If we're calling anything over 228@.050 on the intake side a "big" cam then the GPI SS3 in my car (at a 233/253) is "big cam" I don't have any significant driveability issue, and I have plenty of bottom end torque - I've yet to meet I hill I can't cruise up in 6th gear at 1500rpm. It's true, I don't make peak torque until about 5350rpm (stock cam peaked at 4500), but I'm ahead on torque vs. stock cam from 3250rpm on up, and was still making over 300ft/lbs at 2750rpm where the pull started. So, I definitely disagree that a "big" cam can't make reasonable, driveable, bottom end.

Quote:
Originally Posted by G8One2 View Post
If you know what your trying to do with the car, its easier to pick out cams that suit your needs. Big cams that make 520hp but only 430lbft of torque won't be any faster than a car that makes 470hp and 450lbft of torque (all else being equal). It really all boils down to what your using the car for and where your intend to use your powerband. Street cars do not need huge cams to make power and be a fast car.
I agree - that you need to know what you want to do with the car before you choose a camshaft. Gear, converter for auto guys, compression, intake manifold, heads, and most importantly what you want from the car, all influences your choice. I struggle with your 520/430 vs. 470/450 example - horsepower is a measure of how much work can be accomplished, and 10% more work being accomplished is going to get it done faster. You gave the modifier "all else being equal", there are a lot of ways to interpret that. I'm guessing you meant same car, same weight, same tire, same gearing - and I think that without the right setup the big rpm car is not going to show it's full potential, but it's still gonna be quicker down a quarter mile.

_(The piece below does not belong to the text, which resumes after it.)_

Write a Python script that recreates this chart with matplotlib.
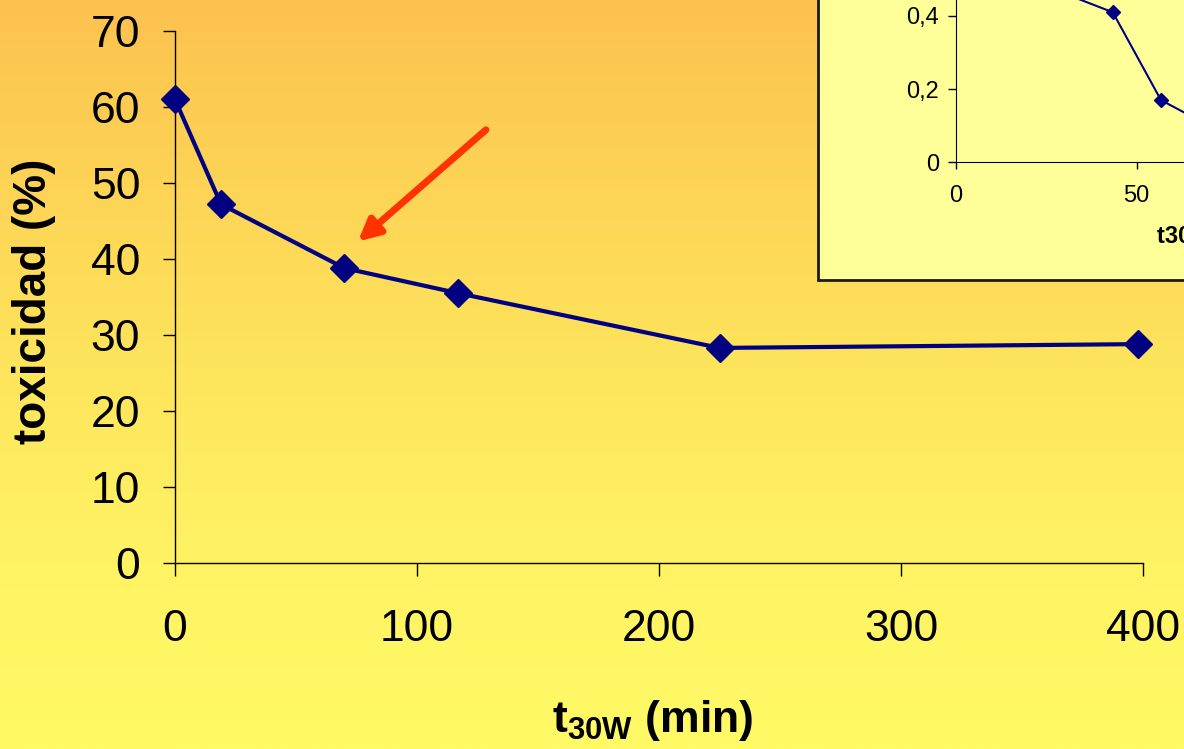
import numpy as np
import matplotlib
matplotlib.use("Agg")
import matplotlib.pyplot as plt
from matplotlib.patches import Rectangle
from matplotlib.colors import LinearSegmentedColormap
from matplotlib.ticker import FuncFormatter

plt.rcParams["font.family"] = ["Liberation Sans", "DejaVu Sans"]
plt.rcParams["mathtext.fontset"] = "custom"
plt.rcParams["mathtext.rm"] = "Liberation Sans:bold"
plt.rcParams["mathtext.bf"] = "Liberation Sans:bold"

# toxicity vs. irradiation time
t_min = [0, 19, 70, 117, 225, 398]
toxicidad = [61.0, 47.2, 38.8, 35.5, 28.3, 28.8]
x_ticks = [0, 100, 200, 300, 400]
y_ticks = [0, 10, 20, 30, 40, 50, 60, 70]

# small panel (top right)
ins_x = [20, 43.4, 56.7, 70, 100]
ins_y = [0.50, 0.41, 0.17, 0.10, 0.06]
ins_xticks = [0, 50, 100]
ins_yticks = [0, 0.2, 0.4, 0.6]

NAVY = "#000080"

W, H = 1184, 749
fig = plt.figure(figsize=(W / 100, H / 100), dpi=100)

# gradient background
bg = fig.add_axes([0, 0, 1, 1], zorder=-5)
grad = LinearSegmentedColormap.from_list(
    "bg", ["#FCC24E", "#FDD456", "#FEE55C", "#FFF364", "#FFFA66"])
bg.imshow(np.linspace(0, 1, 256).reshape(-1, 1), aspect="auto", cmap=grad,
          extent=[0, 1, 0, 1])
bg.axis("off")

ax = fig.add_axes([175 / W, 1 - 563 / H, (1143 - 175) / W, (563 - 31) / H])
ax.patch.set_alpha(0)
ax.plot(t_min, toxicidad, color=NAVY, lw=3, marker="D", ms=14,
        clip_on=False, zorder=3)
ax.set_xlim(0, 400)
ax.set_ylim(0, 70)
ax.set_xticks(x_ticks)
ax.set_yticks(y_ticks)
for s in ["top", "right"]:
    ax.spines[s].set_visible(False)
for s in ["left", "bottom"]:
    ax.spines[s].set_linewidth(1.0)
ax.tick_params(axis="y", direction="out", length=9, width=1, labelsize=32, pad=16)
ax.tick_params(axis="x", direction="out", length=9, width=1, labelsize=32, pad=24)

fig.text(34 / W, 1 - 301 / H, "toxicidad (%)", rotation=90, fontsize=33,
         fontweight="bold", ha="center", va="center")
fig.text(552 / W, 1 - 732 / H, r"$\mathbf{t_{30W}}$ (min)", fontsize=32,
         fontweight="bold", ha="left", va="baseline")

ax.annotate("", xy=(75.6, 42.3), xytext=(128.5, 57.0),
            arrowprops=dict(arrowstyle="-|>", lw=5, color="#FF3300",
                            mutation_scale=32, shrinkA=0, shrinkB=0))

# framed inset box
frame = Rectangle((818 / W, 1 - 280 / H), 1.0, 1.0, transform=fig.transFigure,
                  facecolor="#FFFF99", edgecolor="#1a1a1a", lw=2, zorder=1)
fig.add_artist(frame)

ins = fig.add_axes([955.7 / W, 1 - 162.3 / H, 362 / W, 219.5 / H], zorder=2)
ins.patch.set_alpha(0)
ins.plot(ins_x, ins_y, color=NAVY, lw=1.5, marker="D", ms=7)
ins.set_xlim(0, 100)
ins.set_ylim(0, 0.6)
ins.set_xticks(ins_xticks)
ins.set_yticks(ins_yticks)
ins.yaxis.set_major_formatter(
    FuncFormatter(lambda v, p: "0" if v == 0 else f"{v:.1f}".replace(".", ",")))
for s in ["top", "right"]:
    ins.spines[s].set_visible(False)
ins.tick_params(axis="y", direction="out", length=6, width=1, labelsize=17, pad=6)
ins.tick_params(axis="x", direction="out", length=5, width=1, labelsize=17, pad=11)
fig.text(1157 / W, 1 - 237 / H, "t30W (min)", fontsize=17,
         fontweight="bold", ha="left", va="center", zorder=3)

fig.savefig("out.png", dpi=100)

I'd interpret that different though - with all else being equal meaning each car is the same power, weight, traction, and the driveline (converter, gear) is optimized for the combo. In that case, the 520hp car is really gonna stomp on the 470hp car.

Overall, I get your point. I see plenty of guys putting donkey dick cams in cars that aren't otherwise really optimized for them, and they'd likely be better off with a more appropriately sized stick. Heck, I bet half the cammed cars out there rarely if ever truly get revved through their full powerband to the very top where they really should be shifted. Don't get me started on the "shift at peak torque" crowd!

But, the big cams have a place for guys that are willing to build the car to suit that choice, and use them as intended. They certainly don't have to drive like crap and be dead on the bottom end. Just food for thought - I enjoy a good conversation like this.